- This is not current policy -
E6.1 Health requirements (01/04/2004)
Immigration Regulations 1999 regs 6(2)(c), 8, 13(2)(b)
- Applicants must meet an acceptable standard of health (see A4) to ensure they are fit for the proposed purpose of stay and while in New Zealand they do not:
- become a burden on the health service, or
- require extensive medical treatment or care (unless they are entering New Zealand specifically for approved medical treatment under the policy in V3.40), or
- cause others to become ill.
- Applicants for student visas or permits (except pregnant women and children under 12 years of age) who intend to be in New Zealand for more than 6 months, up to a total of 24 months, and who:
- hold a passport issued by a country not listed in Appendix 9; or
- in the 5 years prior to application have spent a combined total of 3 or more months in any one or more countries not listed in Appendix 9.
must undergo a TB screening X-ray.
- Despite (b)(i) above, if an applicant provides evidence that satisfies an immigration or visa officer they have never lived or spent time in the country that issued their passport, and (b)(ii) does not apply, the requirement to undergo a TB screening chest X-ray and provide a Temporary Entry X-ray Certificate form may be waived.
- The requirement under 6.1(b) above, does not take effect in respect of applications for student visas and permits made in New Zealand until 27 June 2004.
- All applicants who intend to stay in New Zealand for a total of more than 24 months must undergo a medical and x-ray examination. (Pregnant women and children under the age of 12 years are not required to have an x-ray examination.)

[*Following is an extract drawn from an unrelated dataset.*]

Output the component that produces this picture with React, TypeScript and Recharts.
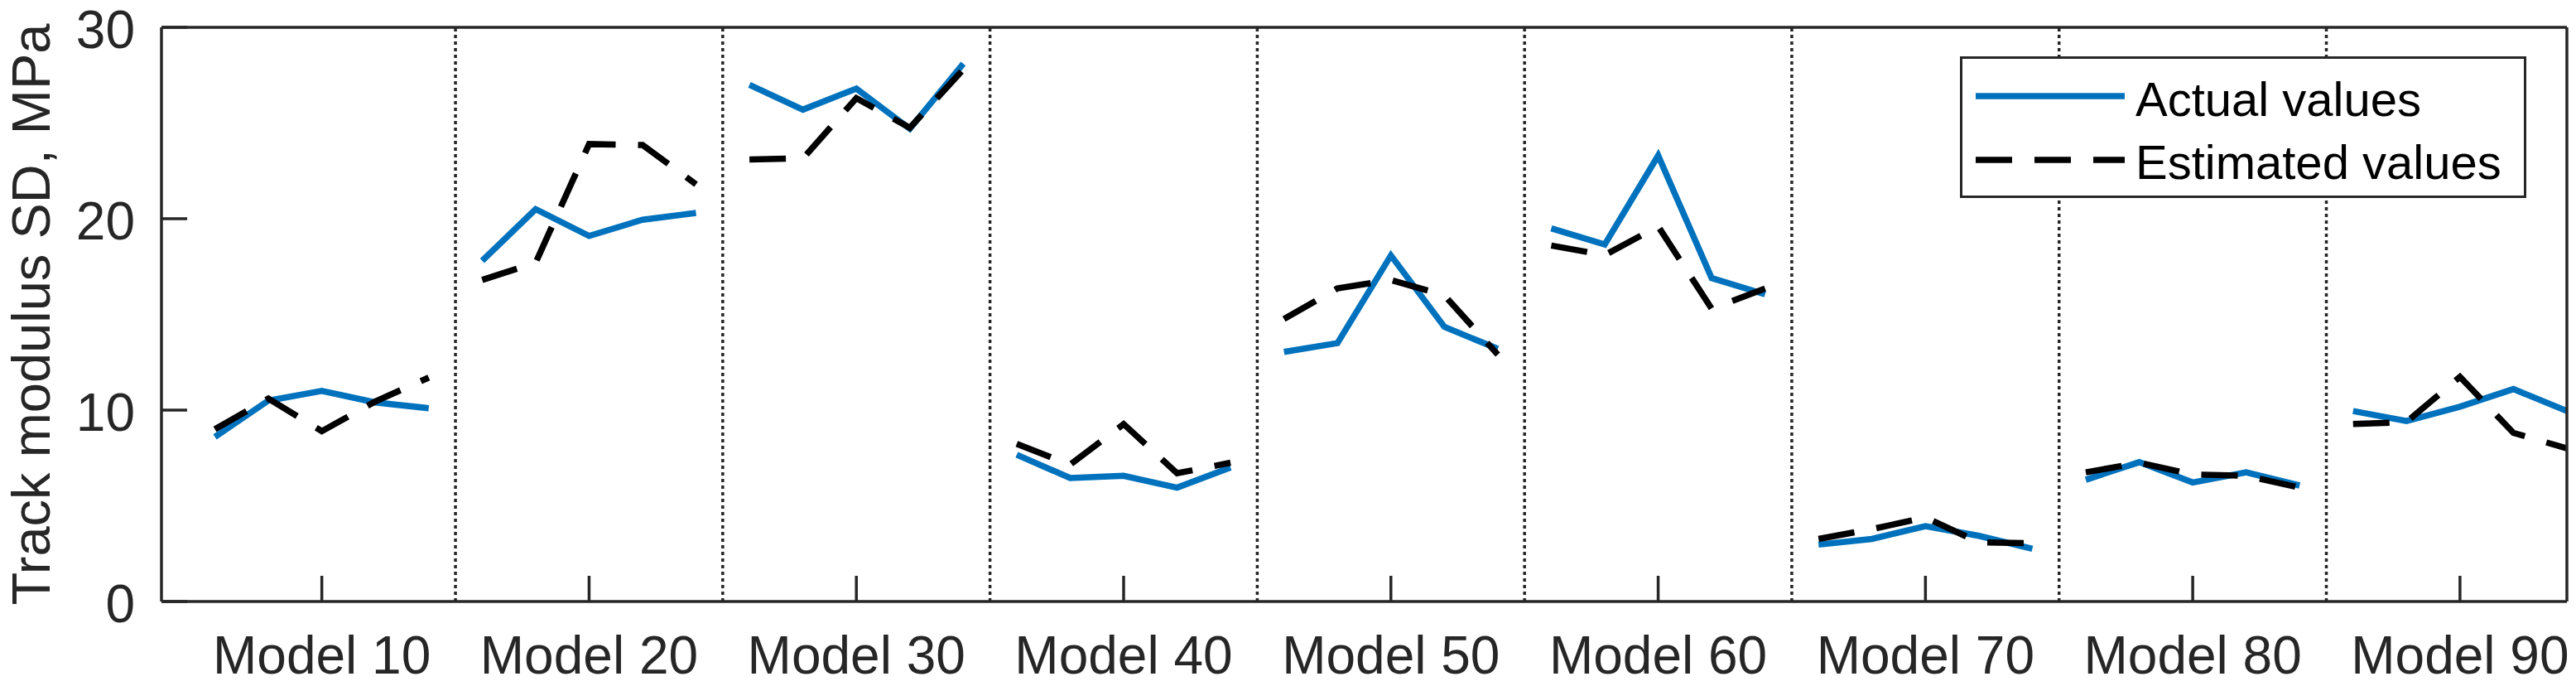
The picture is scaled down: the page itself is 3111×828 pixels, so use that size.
import React from "react";
import { LineChart, Line, XAxis, YAxis, ReferenceLine, Legend } from "recharts";

const categories = [
  "Model 10",
  "Model 20",
  "Model 30",
  "Model 40",
  "Model 50",
  "Model 60",
  "Model 70",
  "Model 80",
  "Model 90",
];

// five samples per model, spread around the model's tick
const sampleOffsets = [-0.4, -0.2, 0, 0.2, 0.4];

const actualValues = [
  [8.6, 10.5, 11.0, 10.4, 10.1],
  [17.8, 20.5, 19.1, 19.95, 20.3],
  [27.0, 25.7, 26.8, 24.7, 28.1],
  [7.67, 6.45, 6.57, 5.95, 7.0],
  [13.04, 13.5, 18.08, 14.35, 13.2],
  [19.5, 18.65, 23.3, 16.9, 16.05],
  [2.97, 3.27, 3.94, 3.43, 2.75],
  [6.36, 7.28, 6.22, 6.75, 6.06],
  [9.95, 9.43, 10.18, 11.1, 9.95],
];

const estimatedValues = [
  [9.0, 10.6, 8.9, 10.45, 11.7],
  [16.8, 17.7, 23.9, 23.85, 21.8],
  [23.1, 23.15, 26.3, 24.75, 27.8],
  [8.24, 7.15, 9.27, 6.7, 7.25],
  [14.76, 16.36, 16.8, 16.0, 12.9],
  [18.6, 18.1, 19.6, 15.3, 16.35],
  [3.27, 3.78, 4.39, 3.09, 3.04],
  [6.75, 7.25, 6.64, 6.57, 5.95],
  [9.27, 9.38, 11.74, 8.81, 8.0],
];

const yTicks = [0, 10, 20, 30];

const AXIS = "#262626";
const FONT = "'Liberation Sans', Arial, Helvetica, sans-serif";

const xTicks = categories.map((_, i) => i + 1);
const dividers = categories.slice(1).map((_, i) => i + 1.5);

// one row per sample, with an empty row between models so the lines break
const rows = categories.flatMap((_, i) => [
  ...sampleOffsets.map((off, j) => ({
    x: i + 1 + off,
    actual: actualValues[i][j],
    estimated: estimatedValues[i][j],
  })),
  ...(i < categories.length - 1
    ? [{ x: i + 1.5, actual: null, estimated: null }]
    : []),
]);

// y tick label, nudged a touch down so the top one stays inside the page
const YTick = ({ x, y, payload }: any) => (
  <text
    x={x}
    y={y + 2.5}
    dy="0.355em"
    textAnchor="end"
    fill={AXIS}
    fontSize={64}
    fontFamily={FONT}
  >
    {payload.value}
  </text>
);

const LegendBox = ({ payload }: any) => (
  <div
    style={{
      width: 684,
      height: 171,
      boxSizing: "border-box",
      border: `3px solid ${AXIS}`,
      background: "#fff",
    }}
  >
    <svg width={678} height={165} style={{ display: "block" }}>
      {(payload || []).map((entry: any, i: number) => (
        <g key={entry.value}>
          <line
            x1={16}
            x2={196}
            y1={45 + i * 77}
            y2={45 + i * 77}
            stroke={entry.color}
            strokeWidth={7.5}
            strokeDasharray={entry.payload?.strokeDasharray}
          />
          <text
            x={209}
            y={69 + i * 76}
            fontSize={58}
            fontFamily={FONT}
            fill="#000"
          >
            {entry.value}
          </text>
        </g>
      ))}
    </svg>
  </div>
);

export default function App() {
  return (
    <div style={{ width: 3111, height: 828, background: "#fff" }}>
      <style>{"body{margin:0;}"}</style>
      <LineChart
        width={3111}
        height={828}
        data={rows}
        margin={{ top: 32, right: 10, left: 0, bottom: 0 }}
      >
        <XAxis
          dataKey="x"
          type="number"
          domain={[0.4, 9.4]}
          allowDataOverflow
          ticks={xTicks}
          interval={0}
          tickFormatter={(v: number) => categories[Math.round(v) - 1]}
          height={102}
          tickSize={-31}
          tickMargin={73}
          tickLine={{ stroke: AXIS, strokeWidth: 3.5 }}
          axisLine={{ stroke: AXIS, strokeWidth: 3.5 }}
          tick={{ fill: AXIS, fontSize: 64, fontFamily: FONT }}
        />
        <XAxis
          xAxisId="top"
          orientation="top"
          type="number"
          domain={[0.4, 9.4]}
          allowDataOverflow
          ticks={xTicks}
          interval={0}
          height={1}
          tickSize={-31}
          tick={false}
          tickLine={{ stroke: AXIS, strokeWidth: 3.5 }}
          axisLine={{ stroke: AXIS, strokeWidth: 3.5 }}
        />
        <YAxis
          type="number"
          domain={[0, 30]}
          ticks={yTicks}
          interval={0}
          width={195}
          tickSize={-31}
          tickMargin={63}
          tickLine={{ stroke: AXIS, strokeWidth: 3.5 }}
          axisLine={{ stroke: AXIS, strokeWidth: 3.5 }}
          tick={<YTick />}
          label={{
            value: "Track modulus SD, MPa",
            angle: -90,
            position: "insideLeft",
            offset: 37,
            style: {
              textAnchor: "middle",
              fill: AXIS,
              fontSize: 65,
              fontFamily: FONT,
            },
          }}
        />
        <YAxis
          yAxisId="right"
          orientation="right"
          type="number"
          domain={[0, 30]}
          ticks={yTicks}
          interval={0}
          width={1}
          tickSize={-31}
          tick={false}
          tickLine={{ stroke: AXIS, strokeWidth: 3.5 }}
          axisLine={{ stroke: AXIS, strokeWidth: 3.5 }}
        />
        {dividers.map((d) => (
          <ReferenceLine
            key={d}
            x={d}
            stroke={AXIS}
            strokeWidth={3.5}
            strokeDasharray="4 4"
          />
        ))}
        <Legend
          layout="horizontal"
          verticalAlign="middle"
          align="center"
          content={<LegendBox />}
          wrapperStyle={{ left: 2367, top: 68, width: 684, height: 171 }}
        />
        <Line
          dataKey="actual"
          name="Actual values"
          type="linear"
          stroke="#0072BD"
          strokeWidth={7.5}
          dot={false}
          activeDot={false}
          isAnimationActive={false}
        />
        <Line
          dataKey="estimated"
          name="Estimated values"
          type="linear"
          stroke="#000000"
          strokeWidth={7.5}
          strokeDasharray="44 27"
          dot={false}
          activeDot={false}
          isAnimationActive={false}
        />
      </LineChart>
    </div>
  );
}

- Despite (b) and (e) above, if there is any indication of any medical condition which could mean they might not meet the provisions of paragraph (a) above, visa and immigration officers may also require persons who intend to stay in New Zealand for a total of 24 months or less to provide a medical report or undergo a medical examination, including if appropriate, an x-ray.
- If any person included in the application fails to meet the health requirements, the application for all those included in it may be declined.

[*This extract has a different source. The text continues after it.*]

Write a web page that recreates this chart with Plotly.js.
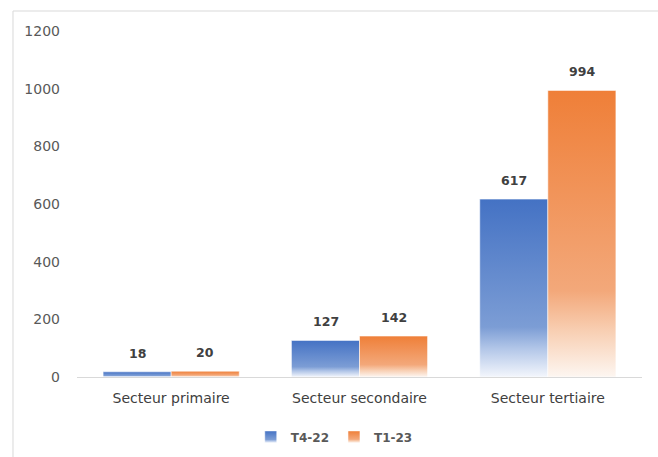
<!DOCTYPE html>
<html>
<head>
<meta charset="utf-8">
<script src="https://cdn.plot.ly/plotly-3.0.1.min.js"></script>
<style>html,body{margin:0;padding:0;background:#fff;}#chart{width:658px;height:457px;}</style>
</head>
<body>
<div id="chart"></div>
<script>
const categories = ["Secteur primaire", "Secteur secondaire", "Secteur tertiaire"];
const seriesNames = ["T4-22", "T1-23"];
const valuesT422 = [18, 127, 617];
const valuesT123 = [20, 142, 994];
const yTicks = [0, 200, 400, 600, 800, 1000, 1200];

const seriesValues = [valuesT422, valuesT123];
const baseColors = ["#4472C4", "#ED7D31"];
const offsets = [-34, 34];

const traces = seriesValues.map((vals, i) => ({
  type: "bar",
  name: seriesNames[i],
  x: categories,
  y: vals,
  marker: { color: baseColors[i], line: { color: "rgba(255,255,255,0.55)", width: 1 } },
  hoverinfo: "none"
}));

const annotations = [];
seriesValues.forEach((vals, i) => {
  vals.forEach((v, j) => {
    annotations.push({
      x: categories[j], y: v, xref: "x", yref: "y",
      text: String(v), showarrow: false,
      xshift: offsets[i], yshift: 9, yanchor: "bottom",
      font: { family: "DejaVu Sans", size: 12.5, color: "#404040", weight: "bold" }
    });
  });
});

const layout = {
  width: 658, height: 457,
  margin: { l: 77, r: 16, t: 31, b: 80, autoexpand: false },
  paper_bgcolor: "#ffffff", plot_bgcolor: "#ffffff",
  barmode: "group", bargap: 0.277, bargroupgap: 0,
  showlegend: true,
  legend: {
    orientation: "h", xref: "container", yref: "container",
    x: 0.508, xanchor: "center", y: 0.044, yanchor: "middle",
    font: { family: "DejaVu Sans", size: 12, color: "#595959", weight: "bold" },
    traceorder: "normal"
  },
  xaxis: {
    type: "category",
    showgrid: false, zeroline: false,
    showline: true, linecolor: "#d9d9d9", linewidth: 1,
    ticks: "", ticklabelstandoff: 8,
    tickfont: { family: "DejaVu Sans", size: 14, color: "#404040" }
  },
  yaxis: {
    range: [0, 1200], tickvals: yTicks, ticktext: yTicks.map(String),
    showgrid: false, zeroline: false, showline: false,
    ticks: "", ticklabelstandoff: 16,
    tickfont: { family: "DejaVu Sans", size: 14, color: "#595959" }
  },
  annotations: annotations,
  shapes: [
    { type: "line", xref: "paper", yref: "paper", x0: -0.1133, x1: -0.1133, y0: -0.4, y1: 1.0578,
      line: { color: "#d9d9d9", width: 1 } },
    { type: "line", xref: "paper", yref: "paper", x0: -0.1133, x1: 1.2, y0: 1.0578, y1: 1.0578,
      line: { color: "#d9d9d9", width: 1 } }
  ]
};

Plotly.newPlot("chart", traces, layout, { displayModeBar: false, staticPlot: true }).then(gd => {
  const svg = gd.querySelector("svg.main-svg");
  const ns = "http://www.w3.org/2000/svg";
  let defs = svg.querySelector("defs");
  if (!defs) { defs = document.createElementNS(ns, "defs"); svg.insertBefore(defs, svg.firstChild); }
  const grads = [
    [[0, "#4472C4"], [0.72, "#7C9DD5"], [0.84, "#B2C6E8"], [1, "#F3F6FC"]],
    [[0, "#EF7F38"], [0.7, "#F3A87A"], [0.84, "#F8CFB3"], [1, "#FDF6F1"]]
  ];
  grads.forEach((stops, i) => {
    const lg = document.createElementNS(ns, "linearGradient");
    lg.setAttribute("id", "barGrad" + i);
    lg.setAttribute("x1", "0"); lg.setAttribute("y1", "0");
    lg.setAttribute("x2", "0"); lg.setAttribute("y2", "1");
    stops.forEach(s => {
      const st = document.createElementNS(ns, "stop");
      st.setAttribute("offset", s[0]);
      st.setAttribute("stop-color", s[1]);
      lg.appendChild(st);
    });
    defs.appendChild(lg);
  });
  gd.querySelectorAll(".barlayer .trace").forEach((t, i) => {
    t.querySelectorAll(".point path").forEach(p => { p.style.fill = "url(#barGrad" + i + ")"; });
  });
  gd.querySelectorAll(".legend .traces").forEach((t, i) => {
    t.querySelectorAll(".legendpoints path").forEach(p => { p.style.fill = "url(#barGrad" + i + ")"; });
  });
});
</script>
</body>
</html>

E6.1.1 Persons intending to stay in New Zealand for a total of more than 24 months
Persons who intend to stay in New Zealand for a total of more than 24 months include:
- those already in New Zealand for up to 24 months seeking a further permit to be in New Zealand for longer than 24 months; and
- those applying for visas or permits who indicate their intention is to remain in New Zealand for longer than 24 months; and
- those applying for student visas or permits for courses of study that are longer in total than 24 months.
E6.1.5 Evidence of health
If applicants are required to undergo a medical and/or x-ray examination, the following documents must be supplied for every person included in an application:
- Applicants for student visas or permits who intend to be in New Zealand for more than 6 months, up to a total of 24 months:
- a fully completed NZIS Temporary Entry X-ray Certificate form, NZIS 1096 (except in the case of a pregnant woman or child under the age of 12); and
- any associated medical or laboratory reports required for the X-ray certificate (see E6.1(b) and U3.1.1).
- All other applicants who intend to stay in New Zealand for a total of more than 24 months:
- a fully completed NZIS Medical Certificate for New Zealand, and
- a fully completed NZIS X-ray Certificate for New Zealand (except in the case of a pregnant woman or child under the age of 12); and, where required
- any associated medical or laboratory reports required for the medical or X-ray certificates.
- All medical and X-ray certificates and associated reports must be less than 3 months old at the time the application is made.
- Officers must assess medical and X-ray certificates first against the assessment guidelines given in the Administration chapter (A4.50).
- If officers are not satisfied that an applicant is in good health after assessing the certificates against the guidelines, they must refer the certificates to an NZIS consultant physician for further assessment.